Tomoka Shibasaki, whose book “Spring Garden” (Haru no Niwa) was awarded the prestigious Akutagawa Prize in 2014, will speak on Wednesday, Dec. 4, from 7 p.m. at the Japan Foundation Los Angeles, 5700 Wilshire Blvd., Suite 100, Los Angeles.
Shibasaki often explores the various iterations of a single place throughout its existence through her storytelling. She and UCLA Professor Michael Emmerich will discuss her nuanced approach to interweaving human geography with a site’s history.
She will also be reading from her forthcoming collection (in early 2025) “A Hundred Years and a Day.”
“Spring Garden” was translated by Polly Barton and has been published by several presses, most recently Pushkin Press in 2024.

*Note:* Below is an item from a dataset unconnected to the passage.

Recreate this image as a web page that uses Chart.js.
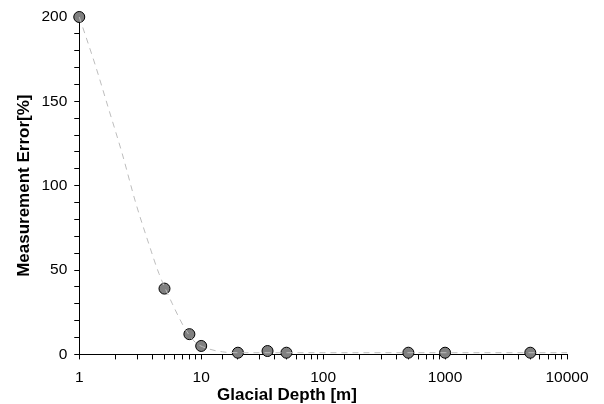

Taro is divorced, unhappy in his job, and living in a half-empty building that is about to be torn down. One summer morning, he sees a fellow resident climbing over the wall to the next-door house. She says she is called Nishi, and invites herself inside. It emerges that Nishi’s fascination with this pale blue house began in her student days 20 years before, and came from a book of photos called “Spring Garden” from decades earlier.
As the summer draws to a close, Nishi, Taro and the new family that has moved into the old house come together and drift apart, leaving the reader with a sense of their whole life in just a few vivid snapshots
Shibasaki will be available to sign books after the event. You may bring copies from home or purchase them from on-site vendor Chevalier’s Books.
Presented as part of the JFLA Literary series in partnership with the Yanai Initiative for Globalizing Japanese Humanities.